On imagine les mines hilares dans les salles de rédaction de Paris, Berlin, Londres et New-York à la vue de cette délégation africaine (Cyril Ramaphosa de l’Afrique du Sud, Macky Sall du Sénégal, Azali Assoumani des Comores et Félix Tschisekedi de la République Démocratique du Congo) partie comme une grande, régler l’irréductible conflit Russie-Ukraine. La ridicule histoire de l’aveugle qui vient au secours du borgne ! Le comble, c’est que ce n’est pas la première fois que l’Afrique envoie une mission de paix au-delà du continent contrairement aux affirmations du président sud-africain. En 1971 déjà, alors que l’apartheid battait son plein, que les colonies portugaises cherchaient désespérément leur Indépendance et que les enfants du Biafra faisaient la une des journaux, la défunte OUA (Organisation de l’Union africaine) avait envoyé Senghor, Ahidjo, Gowon et Mobutu pour régler les problèmes de « l’Orient compliqué » comme disait De Gaulle. L’objectif visait à faire appliquer par l’Egypte et Israël, la résolution 242 du Conseil de Sécurité, bref à débloquer la fameuse mission Jarring. Ce qui est bel et bien une mission de paix !

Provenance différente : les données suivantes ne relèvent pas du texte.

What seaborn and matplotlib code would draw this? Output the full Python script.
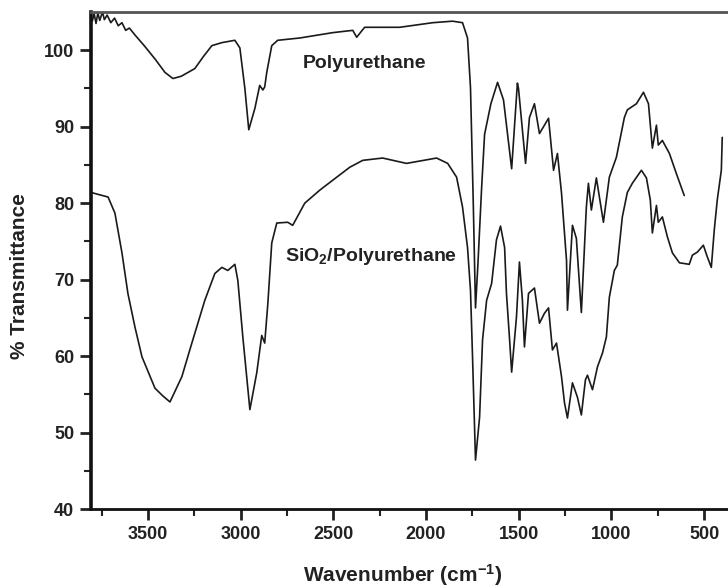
import matplotlib
matplotlib.use("Agg")
import matplotlib.pyplot as plt
import seaborn as sns
import numpy as np
import pandas as pd

# ---- data ----
pu_wn = [3807, 3800, 3790, 3780, 3770, 3760, 3745, 3735, 3720, 3700, 3680, 3660, 3640, 3620,
         3600, 3570, 3520, 3460, 3408, 3365, 3320, 3247, 3200, 3155, 3100, 3031, 3004, 2977,
         2956, 2923, 2897, 2880, 2870, 2859, 2832, 2800, 2681, 2503, 2395, 2374, 2331, 2142,
         1964, 1857, 1803, 1776, 1760, 1745, 1733, 1720, 1700, 1684, 1650, 1614, 1582, 1560,
         1538, 1507, 1501, 1463, 1442, 1415, 1388, 1366, 1339, 1312, 1291, 1269, 1242, 1237,
         1210, 1189, 1162, 1135, 1124, 1108, 1081, 1043, 1011, 973, 930, 914, 865, 827, 800,
         779, 757, 747, 725, 687, 650, 607]
pu_t = [104.0, 103.8, 104.8, 103.5, 104.9, 103.9, 105.0, 104.0, 104.6, 103.6, 104.2, 103.2, 103.6,
        102.6, 102.9, 102.0, 100.6, 98.8, 97.1, 96.3, 96.6, 97.6, 99.2, 100.6, 101.0, 101.3, 100.3,
        95.0, 89.6, 92.4, 95.4, 94.8, 95.2, 97.1, 100.6, 101.3, 101.6, 102.3, 102.6, 101.7, 103.0,
        103.0, 103.6, 103.8, 103.6, 101.6, 95.1, 80.0, 66.3, 72.0, 82.0, 89.0, 93.0, 95.8, 93.5,
        89.0, 84.5, 95.7, 95.0, 85.2, 91.2, 93.0, 89.1, 90.0, 91.1, 84.3, 86.5, 81.3, 72.5, 66.0,
        77.1, 75.4, 65.7, 79.5, 82.6, 79.1, 83.3, 77.5, 83.4, 86.0, 91.2, 92.2, 93.0, 94.5, 93.0,
        87.2, 90.2, 87.6, 88.2, 86.5, 83.9, 81.0]

sp_wn = [3807, 3715, 3678, 3640, 3608, 3570, 3532, 3462, 3420, 3381, 3317, 3263, 3193, 3139,
         3101, 3069, 3031, 3015, 2988, 2950, 2913, 2886, 2870, 2853, 2832, 2805, 2746, 2719,
         2654, 2573, 2503, 2411, 2341, 2234, 2105, 1943, 1883, 1835, 1803, 1776, 1760, 1749,
         1733, 1711, 1695, 1673, 1646, 1620, 1598, 1576, 1566, 1549, 1538, 1512, 1496, 1480,
         1469, 1447, 1415, 1388, 1361, 1339, 1318, 1296, 1269, 1253, 1237, 1210, 1183, 1162,
         1140, 1129, 1102, 1075, 1048, 1027, 1011, 984, 968, 941, 914, 887, 838, 811, 790, 779,
         757, 747, 725, 698, 671, 633, 580, 563, 536, 504, 483, 461, 445, 429, 407, 402]
sp_t = [81.4, 80.8, 78.7, 73.5, 68.2, 63.8, 59.9, 55.8, 54.8, 54.0, 57.3, 61.7, 67.3, 70.8, 71.6,
        71.2, 72.0, 69.9, 62.5, 53.0, 57.8, 62.7, 61.7, 66.9, 74.8, 77.4, 77.5, 77.1, 80.0, 81.7,
        83.0, 84.7, 85.6, 85.9, 85.2, 85.9, 85.2, 83.4, 79.5, 74.2, 68.6, 59.9, 46.4, 52.0, 62.1,
        67.3, 69.5, 75.2, 77.0, 74.2, 68.2, 62.1, 57.9, 65.1, 72.3, 67.3, 61.2, 68.2, 68.9, 64.3,
        65.6, 66.3, 60.8, 61.7, 57.3, 53.9, 51.9, 56.5, 54.6, 52.3, 56.9, 57.5, 55.6, 58.6, 60.4,
        62.5, 67.7, 71.2, 71.9, 78.2, 81.4, 82.6, 84.3, 83.3, 80.4, 76.1, 79.7, 77.5, 78.2, 75.6,
        73.5, 72.2, 72.0, 73.2, 73.6, 74.5, 73.0, 71.6, 76.5, 80.4, 84.3, 88.6]

x_ticks = [3500, 3000, 2500, 2000, 1500, 1000, 500]
y_ticks = [40, 50, 60, 70, 80, 90, 100]
label_pu = "Polyurethane"
label_sp = r"$\mathbf{SiO_2/Polyurethane}$"
x_label = r"Wavenumber (cm$^{\mathbf{-1}}$)"
y_label = "% Transmittance"

# ---- style ----
sns.set_style("ticks")
plt.rcParams['font.family'] = ['Liberation Sans', 'DejaVu Sans']
plt.rcParams['font.weight'] = 'bold'
plt.rcParams['mathtext.fontset'] = 'custom'
plt.rcParams['mathtext.rm'] = 'Liberation Sans:bold'
plt.rcParams['mathtext.bf'] = 'Liberation Sans:bold'
plt.rcParams['mathtext.it'] = 'Liberation Sans:bold'

fig = plt.figure(figsize=(7.28, 5.87), dpi=100)
ax = fig.add_axes([91/728, 1 - 509/587, 1 - 91/728, (509 - 12)/587])

df_pu = pd.DataFrame({"wn": pu_wn, "T": pu_t})
df_sp = pd.DataFrame({"wn": sp_wn, "T": sp_t})
sns.lineplot(data=df_pu, x="wn", y="T", ax=ax, color="#1a1a1a", lw=1.2, sort=False, estimator=None)
sns.lineplot(data=df_sp, x="wn", y="T", ax=ax, color="#1a1a1a", lw=1.2, sort=False, estimator=None)

ax.set_xlim(3807, 371)
ax.set_ylim(40, 105)
ax.set_xticks(x_ticks)
ax.set_yticks(y_ticks)
ax.set_xticks(np.arange(3750, 300, -500), minor=True)
ax.set_yticks(np.arange(45, 105, 10), minor=True)
ax.tick_params(axis='both', which='major', direction='out', length=8, width=2,
               labelsize=13, colors='#222222')
ax.tick_params(axis='both', which='minor', direction='out', length=5, width=1.5, color='#222222')
ax.tick_params(axis='x', which='major', pad=4)
ax.tick_params(axis='y', which='major', pad=4)
for lab in ax.get_xticklabels() + ax.get_yticklabels():
    lab.set_fontweight('bold')

ax.spines['left'].set_linewidth(2.6)
ax.spines['bottom'].set_linewidth(2.0)
ax.spines['top'].set_visible(True)
ax.spines['top'].set_linewidth(2.0)
ax.spines['top'].set_color('#555555')
ax.spines['right'].set_visible(False)
for s in ['left', 'bottom']:
    ax.spines[s].set_color('#111111')

ax.set_xlabel(x_label, fontsize=15, fontweight='bold', color='#222222')
ax.set_ylabel(y_label, fontsize=15, fontweight='bold', color='#222222')
ax.xaxis.set_label_coords((403 - 91) / 637, (509 - 562) / 497)
ax.yaxis.set_label_coords((29 - 91) / 637, (509 - 276) / 497)

ax.text(2665, 98.2, label_pu, fontsize=14, fontweight='bold', ha='left', va='center', color='#222222')
ax.text(2762, 73.0, label_sp, fontsize=14, ha='left', va='center', color='#222222')

fig.savefig("out.png", dpi=100)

Au Caire comme à Jérusalem, les présidents africains furent accueillis avec beaucoup de courtoisie. Golda Meir leur déplia le tapis rouge. Anouar El Sadate leur offrit les fleurs, le narguilé et tous les salamalecs de bienvenue. Ce fut tout. Abba Eba, le ministre israélien des Affaires Etrangères avait déjà annoncé la couleur « nous n’attendons rien de spectaculaire de cette visite ». Et au Caire, Abdel Kader Hatem, le ministre de l’Information s’était raidi dès l’annonce de la visite en évoquant un « plan tendancieux visant à créer un climat d’optimisme autour de prétendues solutions pacifiques du conflit du Proche-Orient ». D’ailleurs ce fut la guerre du Yom Kippour deux ans après les toasts, les accolades et les communiqués de circonstance.
Et voilà que de nouveau, l’intruse Afrique se mêle de ce qui ne la regarde pas. Elle va mettre son petit doigt entre la Russie et l’Ukraine. Elle veut faire la paix entre les frères ennemis slaves comme si elle n’avait pas suffisamment à faire chez elle. Eteindre le feu de l’autre côté des mers alors que sa propre case brûle, est-ce vraiment cela, la charité bien ordonnée que recommande le proverbe ? Je ne sais pas si vous le savez mais c’est par millions que l’Ituri compte ses morts, Monsieur Tshisekedi, le Sénégal est au bord de l’explosion, Monsieur Macky sall. Quant à vous, Monsieur Azali Assoumani, président en exercice de l’Union Africaine, ne pensez- vous que vous devriez vous occuper d’abord du Mali, du Burkina, du Soudan ou du Sahara Occidental ? Le continent ne manque pas de points chauds où les Africains s’entre-déchirent pour des vétilles, le plus souvent.
Dans un monde où tout se monnaie, quel intérêt l’Afrique a-t-elle à rabibocher deux présidents aussi inflexibles que Poutine et Zelensky ? La réponse est simple : cette guerre lointaine lui coûterait paraît-il, un déficit alimentaire de 30 millions de tonnes de blé. Sauf que rien n’oblige un continent où le manioc, l’igname et la banane- plantain poussent abondamment, à manger du pain. A supposer toutefois que la farine en vaille la peine, quel poids pèse le continent pour imposer une paix dont personne ne veut ? Pour paraphraser Staline, « l’Afrique, c’est combien de divisions » ?
Nos présidents auraient dû se remémorer la parole des anciens avant de s’engager dans cette aventure sans lendemain : « Le poulet n’a pas à se mêler des affaires des couteaux ».